Work to be completed: Only one stretch of the data below should be repeated: the lines from the line containing "Write a LaTeX" through the line containing "(puttext) at (154,457)", inclusive, exactly as they are.

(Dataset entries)
..............................

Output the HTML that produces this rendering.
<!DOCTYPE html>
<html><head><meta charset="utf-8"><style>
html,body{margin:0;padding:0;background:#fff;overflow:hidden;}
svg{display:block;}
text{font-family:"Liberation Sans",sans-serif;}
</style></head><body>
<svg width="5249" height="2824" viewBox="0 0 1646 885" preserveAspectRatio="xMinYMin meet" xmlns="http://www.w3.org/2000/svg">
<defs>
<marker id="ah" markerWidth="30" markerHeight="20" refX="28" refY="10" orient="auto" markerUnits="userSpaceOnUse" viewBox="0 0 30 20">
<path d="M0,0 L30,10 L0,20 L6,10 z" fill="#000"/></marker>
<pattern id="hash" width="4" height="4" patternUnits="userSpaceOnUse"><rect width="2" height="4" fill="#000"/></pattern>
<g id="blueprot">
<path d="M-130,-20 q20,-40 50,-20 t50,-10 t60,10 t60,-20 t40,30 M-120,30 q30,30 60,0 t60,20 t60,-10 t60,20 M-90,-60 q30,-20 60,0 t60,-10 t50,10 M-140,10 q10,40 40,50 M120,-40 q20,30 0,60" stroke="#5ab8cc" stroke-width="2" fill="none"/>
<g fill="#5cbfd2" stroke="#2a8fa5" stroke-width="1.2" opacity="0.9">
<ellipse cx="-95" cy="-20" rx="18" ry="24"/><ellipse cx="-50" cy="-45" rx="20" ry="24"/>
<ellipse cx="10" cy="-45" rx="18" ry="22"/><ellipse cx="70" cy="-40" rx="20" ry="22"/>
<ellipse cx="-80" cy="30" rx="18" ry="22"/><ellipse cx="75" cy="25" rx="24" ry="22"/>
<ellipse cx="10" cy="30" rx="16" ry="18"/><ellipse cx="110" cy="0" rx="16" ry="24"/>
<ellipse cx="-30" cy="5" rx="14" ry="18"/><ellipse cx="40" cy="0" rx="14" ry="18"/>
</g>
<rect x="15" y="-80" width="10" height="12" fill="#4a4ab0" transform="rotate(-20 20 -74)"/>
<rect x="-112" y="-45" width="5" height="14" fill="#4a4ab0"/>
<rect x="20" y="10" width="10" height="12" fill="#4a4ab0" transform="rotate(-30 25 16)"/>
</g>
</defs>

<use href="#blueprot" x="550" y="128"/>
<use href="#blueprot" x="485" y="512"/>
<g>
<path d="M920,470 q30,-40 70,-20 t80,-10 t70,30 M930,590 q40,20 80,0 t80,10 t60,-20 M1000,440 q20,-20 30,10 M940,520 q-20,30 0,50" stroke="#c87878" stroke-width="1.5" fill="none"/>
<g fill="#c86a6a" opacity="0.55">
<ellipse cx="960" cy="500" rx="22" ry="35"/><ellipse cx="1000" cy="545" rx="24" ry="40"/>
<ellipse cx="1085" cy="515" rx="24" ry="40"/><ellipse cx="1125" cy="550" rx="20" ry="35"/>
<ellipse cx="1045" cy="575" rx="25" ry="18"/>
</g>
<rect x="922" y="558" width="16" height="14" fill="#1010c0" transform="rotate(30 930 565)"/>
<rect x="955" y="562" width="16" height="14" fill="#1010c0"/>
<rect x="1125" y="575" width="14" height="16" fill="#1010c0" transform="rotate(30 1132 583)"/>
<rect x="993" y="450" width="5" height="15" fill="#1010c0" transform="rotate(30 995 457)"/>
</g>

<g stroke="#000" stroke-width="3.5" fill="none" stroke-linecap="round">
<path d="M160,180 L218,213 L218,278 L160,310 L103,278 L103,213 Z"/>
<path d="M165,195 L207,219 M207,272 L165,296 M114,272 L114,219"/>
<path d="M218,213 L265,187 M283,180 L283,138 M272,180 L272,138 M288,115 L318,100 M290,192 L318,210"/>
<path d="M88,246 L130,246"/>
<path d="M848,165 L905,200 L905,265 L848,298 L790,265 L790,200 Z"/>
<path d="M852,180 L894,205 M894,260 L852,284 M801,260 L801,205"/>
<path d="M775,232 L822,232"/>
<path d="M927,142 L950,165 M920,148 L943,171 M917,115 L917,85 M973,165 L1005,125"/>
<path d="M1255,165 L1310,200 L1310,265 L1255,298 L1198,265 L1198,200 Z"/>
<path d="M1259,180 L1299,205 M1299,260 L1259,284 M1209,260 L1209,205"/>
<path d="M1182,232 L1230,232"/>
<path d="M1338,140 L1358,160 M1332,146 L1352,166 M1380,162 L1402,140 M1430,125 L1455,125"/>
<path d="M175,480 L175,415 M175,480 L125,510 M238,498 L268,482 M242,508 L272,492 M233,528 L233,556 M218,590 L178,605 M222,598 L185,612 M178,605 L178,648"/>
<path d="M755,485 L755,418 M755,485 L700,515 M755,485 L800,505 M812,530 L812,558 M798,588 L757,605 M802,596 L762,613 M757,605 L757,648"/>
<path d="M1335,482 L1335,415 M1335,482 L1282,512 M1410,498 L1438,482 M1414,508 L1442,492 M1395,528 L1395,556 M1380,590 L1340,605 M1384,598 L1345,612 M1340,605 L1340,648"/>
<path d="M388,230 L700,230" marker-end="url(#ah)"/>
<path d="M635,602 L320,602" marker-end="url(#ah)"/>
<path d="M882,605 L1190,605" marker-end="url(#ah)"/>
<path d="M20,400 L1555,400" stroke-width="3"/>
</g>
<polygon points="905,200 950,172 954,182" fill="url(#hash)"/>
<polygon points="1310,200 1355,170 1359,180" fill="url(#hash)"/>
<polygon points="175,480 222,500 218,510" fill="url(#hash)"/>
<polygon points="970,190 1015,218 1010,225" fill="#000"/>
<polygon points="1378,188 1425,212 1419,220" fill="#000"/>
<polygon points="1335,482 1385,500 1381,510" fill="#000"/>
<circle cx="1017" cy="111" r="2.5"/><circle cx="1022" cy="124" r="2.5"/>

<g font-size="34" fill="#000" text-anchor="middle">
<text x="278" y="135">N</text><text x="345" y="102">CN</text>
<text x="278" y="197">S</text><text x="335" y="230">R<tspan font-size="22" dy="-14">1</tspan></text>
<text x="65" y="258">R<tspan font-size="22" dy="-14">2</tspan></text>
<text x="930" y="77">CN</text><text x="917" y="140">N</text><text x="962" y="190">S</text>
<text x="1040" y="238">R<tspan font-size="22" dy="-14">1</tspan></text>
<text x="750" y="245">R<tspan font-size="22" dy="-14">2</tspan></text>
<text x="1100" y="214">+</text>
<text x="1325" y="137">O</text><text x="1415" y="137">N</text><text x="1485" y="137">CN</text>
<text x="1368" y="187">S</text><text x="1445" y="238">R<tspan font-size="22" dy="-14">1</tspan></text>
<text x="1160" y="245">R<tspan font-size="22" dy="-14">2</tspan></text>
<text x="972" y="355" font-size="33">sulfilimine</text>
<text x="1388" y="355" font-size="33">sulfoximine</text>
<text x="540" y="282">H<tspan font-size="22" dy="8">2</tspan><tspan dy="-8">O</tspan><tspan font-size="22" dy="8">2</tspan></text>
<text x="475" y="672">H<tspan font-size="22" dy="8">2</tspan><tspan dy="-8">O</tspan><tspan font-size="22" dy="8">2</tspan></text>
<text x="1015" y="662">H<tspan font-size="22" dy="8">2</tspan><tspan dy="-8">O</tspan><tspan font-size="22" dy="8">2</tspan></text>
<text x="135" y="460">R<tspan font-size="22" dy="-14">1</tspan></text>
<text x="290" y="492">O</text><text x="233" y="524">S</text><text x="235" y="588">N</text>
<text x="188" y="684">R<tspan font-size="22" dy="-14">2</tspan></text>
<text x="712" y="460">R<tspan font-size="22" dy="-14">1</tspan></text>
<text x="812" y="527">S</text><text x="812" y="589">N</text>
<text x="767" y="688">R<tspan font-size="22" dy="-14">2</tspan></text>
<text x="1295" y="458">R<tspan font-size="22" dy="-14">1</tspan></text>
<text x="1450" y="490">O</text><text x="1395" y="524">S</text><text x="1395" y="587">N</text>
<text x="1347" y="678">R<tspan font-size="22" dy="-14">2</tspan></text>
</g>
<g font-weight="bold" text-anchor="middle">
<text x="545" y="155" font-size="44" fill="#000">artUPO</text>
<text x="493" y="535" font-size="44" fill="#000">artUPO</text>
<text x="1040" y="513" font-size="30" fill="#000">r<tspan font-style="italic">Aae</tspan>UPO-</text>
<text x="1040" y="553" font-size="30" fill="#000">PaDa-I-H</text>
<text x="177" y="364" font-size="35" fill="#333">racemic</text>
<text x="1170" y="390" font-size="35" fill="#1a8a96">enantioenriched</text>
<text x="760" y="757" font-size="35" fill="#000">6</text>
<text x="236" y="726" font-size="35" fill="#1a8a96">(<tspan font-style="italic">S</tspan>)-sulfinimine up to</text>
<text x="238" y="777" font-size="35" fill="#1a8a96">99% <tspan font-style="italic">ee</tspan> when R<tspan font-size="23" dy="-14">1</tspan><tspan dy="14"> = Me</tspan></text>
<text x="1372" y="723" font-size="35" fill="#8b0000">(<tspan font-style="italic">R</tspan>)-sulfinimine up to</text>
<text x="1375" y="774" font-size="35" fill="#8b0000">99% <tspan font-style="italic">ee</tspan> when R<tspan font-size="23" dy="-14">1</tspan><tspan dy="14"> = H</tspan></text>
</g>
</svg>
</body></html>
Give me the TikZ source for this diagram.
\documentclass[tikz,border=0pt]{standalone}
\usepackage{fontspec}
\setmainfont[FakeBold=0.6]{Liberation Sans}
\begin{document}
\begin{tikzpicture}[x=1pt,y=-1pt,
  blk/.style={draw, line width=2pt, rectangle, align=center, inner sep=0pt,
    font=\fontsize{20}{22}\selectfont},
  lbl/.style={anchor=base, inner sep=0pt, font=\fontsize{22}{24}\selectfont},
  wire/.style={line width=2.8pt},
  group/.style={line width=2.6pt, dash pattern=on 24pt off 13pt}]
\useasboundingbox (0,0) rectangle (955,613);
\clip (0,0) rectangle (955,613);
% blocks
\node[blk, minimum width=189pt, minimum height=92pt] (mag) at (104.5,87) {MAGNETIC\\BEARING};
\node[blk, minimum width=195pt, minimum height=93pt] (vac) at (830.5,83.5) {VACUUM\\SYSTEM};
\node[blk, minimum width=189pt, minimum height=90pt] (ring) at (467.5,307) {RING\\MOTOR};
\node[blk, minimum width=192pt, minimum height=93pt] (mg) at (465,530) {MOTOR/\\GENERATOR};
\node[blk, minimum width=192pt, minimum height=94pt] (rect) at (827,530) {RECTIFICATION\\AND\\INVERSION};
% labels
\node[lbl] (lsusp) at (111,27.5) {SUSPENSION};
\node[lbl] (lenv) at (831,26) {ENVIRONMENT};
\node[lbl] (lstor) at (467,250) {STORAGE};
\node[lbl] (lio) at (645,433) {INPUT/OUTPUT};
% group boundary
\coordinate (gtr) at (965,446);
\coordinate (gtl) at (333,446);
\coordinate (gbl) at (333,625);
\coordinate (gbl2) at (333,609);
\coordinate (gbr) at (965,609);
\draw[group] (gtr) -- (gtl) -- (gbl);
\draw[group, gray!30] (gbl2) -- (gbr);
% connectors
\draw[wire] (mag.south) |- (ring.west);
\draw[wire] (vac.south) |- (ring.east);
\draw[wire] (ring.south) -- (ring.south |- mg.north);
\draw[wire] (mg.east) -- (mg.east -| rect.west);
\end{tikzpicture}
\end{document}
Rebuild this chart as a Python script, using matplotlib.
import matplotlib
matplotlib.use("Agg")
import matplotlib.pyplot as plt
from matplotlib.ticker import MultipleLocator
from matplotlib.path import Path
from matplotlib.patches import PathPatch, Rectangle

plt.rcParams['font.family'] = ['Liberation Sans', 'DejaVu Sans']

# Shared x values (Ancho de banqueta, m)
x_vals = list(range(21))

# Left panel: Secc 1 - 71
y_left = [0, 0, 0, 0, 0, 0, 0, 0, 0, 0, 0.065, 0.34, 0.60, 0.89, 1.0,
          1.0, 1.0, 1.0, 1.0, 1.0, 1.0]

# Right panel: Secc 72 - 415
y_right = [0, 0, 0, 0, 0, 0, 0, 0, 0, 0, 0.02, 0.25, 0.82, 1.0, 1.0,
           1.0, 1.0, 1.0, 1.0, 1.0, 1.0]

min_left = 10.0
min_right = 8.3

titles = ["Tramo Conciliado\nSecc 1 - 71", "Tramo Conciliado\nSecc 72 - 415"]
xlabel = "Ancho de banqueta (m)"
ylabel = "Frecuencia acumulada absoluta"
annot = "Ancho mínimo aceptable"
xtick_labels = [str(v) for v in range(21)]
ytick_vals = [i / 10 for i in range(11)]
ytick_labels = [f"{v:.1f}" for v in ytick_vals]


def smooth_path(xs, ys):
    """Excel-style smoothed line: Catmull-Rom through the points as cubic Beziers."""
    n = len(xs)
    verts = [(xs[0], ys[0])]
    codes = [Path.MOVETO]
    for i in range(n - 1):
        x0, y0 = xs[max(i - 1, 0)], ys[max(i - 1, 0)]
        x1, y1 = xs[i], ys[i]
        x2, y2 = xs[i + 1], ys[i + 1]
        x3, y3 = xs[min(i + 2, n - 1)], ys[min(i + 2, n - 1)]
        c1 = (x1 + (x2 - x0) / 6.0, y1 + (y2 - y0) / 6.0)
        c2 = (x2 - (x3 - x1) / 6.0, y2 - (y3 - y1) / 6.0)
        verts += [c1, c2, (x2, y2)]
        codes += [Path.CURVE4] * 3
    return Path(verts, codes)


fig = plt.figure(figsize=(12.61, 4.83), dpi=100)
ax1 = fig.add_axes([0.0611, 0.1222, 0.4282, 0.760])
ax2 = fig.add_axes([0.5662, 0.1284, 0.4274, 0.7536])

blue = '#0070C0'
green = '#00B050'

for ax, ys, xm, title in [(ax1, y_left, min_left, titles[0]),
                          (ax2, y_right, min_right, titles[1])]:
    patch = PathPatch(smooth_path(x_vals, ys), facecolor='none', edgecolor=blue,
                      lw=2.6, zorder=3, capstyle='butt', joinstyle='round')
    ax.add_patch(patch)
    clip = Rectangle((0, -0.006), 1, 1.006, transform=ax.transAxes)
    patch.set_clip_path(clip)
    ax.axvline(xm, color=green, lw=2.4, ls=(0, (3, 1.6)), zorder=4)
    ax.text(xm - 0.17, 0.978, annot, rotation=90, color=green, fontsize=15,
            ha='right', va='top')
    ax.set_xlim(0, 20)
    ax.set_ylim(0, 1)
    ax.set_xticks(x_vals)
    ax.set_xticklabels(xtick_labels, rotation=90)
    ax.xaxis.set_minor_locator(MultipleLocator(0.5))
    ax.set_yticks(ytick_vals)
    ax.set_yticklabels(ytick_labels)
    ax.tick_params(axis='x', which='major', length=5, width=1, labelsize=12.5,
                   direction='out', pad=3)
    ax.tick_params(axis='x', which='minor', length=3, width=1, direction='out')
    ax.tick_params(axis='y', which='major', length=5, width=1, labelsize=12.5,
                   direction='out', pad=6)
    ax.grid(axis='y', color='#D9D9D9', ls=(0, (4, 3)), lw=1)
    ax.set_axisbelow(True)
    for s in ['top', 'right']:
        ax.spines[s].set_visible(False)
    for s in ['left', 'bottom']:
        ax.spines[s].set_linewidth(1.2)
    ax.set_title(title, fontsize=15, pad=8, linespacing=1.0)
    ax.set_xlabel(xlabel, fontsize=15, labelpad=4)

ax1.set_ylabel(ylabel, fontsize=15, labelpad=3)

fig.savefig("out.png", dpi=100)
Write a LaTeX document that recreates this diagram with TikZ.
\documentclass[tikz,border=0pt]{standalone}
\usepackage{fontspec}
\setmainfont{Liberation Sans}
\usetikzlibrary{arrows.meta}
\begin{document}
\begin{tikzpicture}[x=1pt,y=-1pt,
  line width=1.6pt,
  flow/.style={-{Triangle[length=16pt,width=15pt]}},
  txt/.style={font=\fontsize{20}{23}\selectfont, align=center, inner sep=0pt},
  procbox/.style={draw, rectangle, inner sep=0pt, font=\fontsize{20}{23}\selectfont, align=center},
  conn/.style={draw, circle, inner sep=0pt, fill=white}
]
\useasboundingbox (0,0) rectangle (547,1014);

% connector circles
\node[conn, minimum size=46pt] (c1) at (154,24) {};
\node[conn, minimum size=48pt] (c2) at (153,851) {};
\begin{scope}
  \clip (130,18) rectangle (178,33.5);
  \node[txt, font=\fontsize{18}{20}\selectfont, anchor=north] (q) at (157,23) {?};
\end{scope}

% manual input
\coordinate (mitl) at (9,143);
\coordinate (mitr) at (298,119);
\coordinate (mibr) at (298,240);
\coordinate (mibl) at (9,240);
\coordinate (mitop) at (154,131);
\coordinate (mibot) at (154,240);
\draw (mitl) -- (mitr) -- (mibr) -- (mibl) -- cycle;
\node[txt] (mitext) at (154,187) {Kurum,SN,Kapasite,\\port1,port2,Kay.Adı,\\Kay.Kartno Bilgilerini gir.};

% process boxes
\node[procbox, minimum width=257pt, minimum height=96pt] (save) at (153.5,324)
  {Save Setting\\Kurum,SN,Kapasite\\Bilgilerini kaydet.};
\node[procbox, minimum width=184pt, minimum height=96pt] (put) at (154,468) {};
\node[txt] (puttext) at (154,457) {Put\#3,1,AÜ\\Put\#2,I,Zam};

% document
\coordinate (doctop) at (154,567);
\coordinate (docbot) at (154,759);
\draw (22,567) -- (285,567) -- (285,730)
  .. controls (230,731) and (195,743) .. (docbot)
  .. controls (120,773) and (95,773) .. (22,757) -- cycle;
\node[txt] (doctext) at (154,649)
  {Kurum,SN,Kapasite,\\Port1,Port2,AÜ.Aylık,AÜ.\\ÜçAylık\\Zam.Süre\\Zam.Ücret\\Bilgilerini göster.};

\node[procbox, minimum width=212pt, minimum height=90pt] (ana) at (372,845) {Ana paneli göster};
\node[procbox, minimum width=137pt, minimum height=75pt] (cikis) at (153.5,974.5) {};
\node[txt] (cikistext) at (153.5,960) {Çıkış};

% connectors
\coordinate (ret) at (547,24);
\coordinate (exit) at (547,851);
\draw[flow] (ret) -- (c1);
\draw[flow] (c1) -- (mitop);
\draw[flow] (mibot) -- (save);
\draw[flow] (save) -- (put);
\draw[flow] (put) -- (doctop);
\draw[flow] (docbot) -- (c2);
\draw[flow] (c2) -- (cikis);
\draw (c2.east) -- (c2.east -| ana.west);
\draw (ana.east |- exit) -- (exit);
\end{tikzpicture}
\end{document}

..............................

Full solution:
Write a LaTeX document that recreates this diagram with TikZ.
\documentclass[tikz,border=0pt]{standalone}
\usepackage{fontspec}
\setmainfont{Liberation Sans}
\usetikzlibrary{arrows.meta}
\begin{document}
\begin{tikzpicture}[x=1pt,y=-1pt,
  line width=1.6pt,
  flow/.style={-{Triangle[length=16pt,width=15pt]}},
  txt/.style={font=\fontsize{20}{23}\selectfont, align=center, inner sep=0pt},
  procbox/.style={draw, rectangle, inner sep=0pt, font=\fontsize{20}{23}\selectfont, align=center},
  conn/.style={draw, circle, inner sep=0pt, fill=white}
]
\useasboundingbox (0,0) rectangle (547,1014);

% connector circles
\node[conn, minimum size=46pt] (c1) at (154,24) {};
\node[conn, minimum size=48pt] (c2) at (153,851) {};
\begin{scope}
  \clip (130,18) rectangle (178,33.5);
  \node[txt, font=\fontsize{18}{20}\selectfont, anchor=north] (q) at (157,23) {?};
\end{scope}

% manual input
\coordinate (mitl) at (9,143);
\coordinate (mitr) at (298,119);
\coordinate (mibr) at (298,240);
\coordinate (mibl) at (9,240);
\coordinate (mitop) at (154,131);
\coordinate (mibot) at (154,240);
\draw (mitl) -- (mitr) -- (mibr) -- (mibl) -- cycle;
\node[txt] (mitext) at (154,187) {Kurum,SN,Kapasite,\\port1,port2,Kay.Adı,\\Kay.Kartno Bilgilerini gir.};

% process boxes
\node[procbox, minimum width=257pt, minimum height=96pt] (save) at (153.5,324)
  {Save Setting\\Kurum,SN,Kapasite\\Bilgilerini kaydet.};
\node[procbox, minimum width=184pt, minimum height=96pt] (put) at (154,468) {};
\node[txt] (puttext) at (154,457) {Put\#3,1,AÜ\\Put\#2,I,Zam};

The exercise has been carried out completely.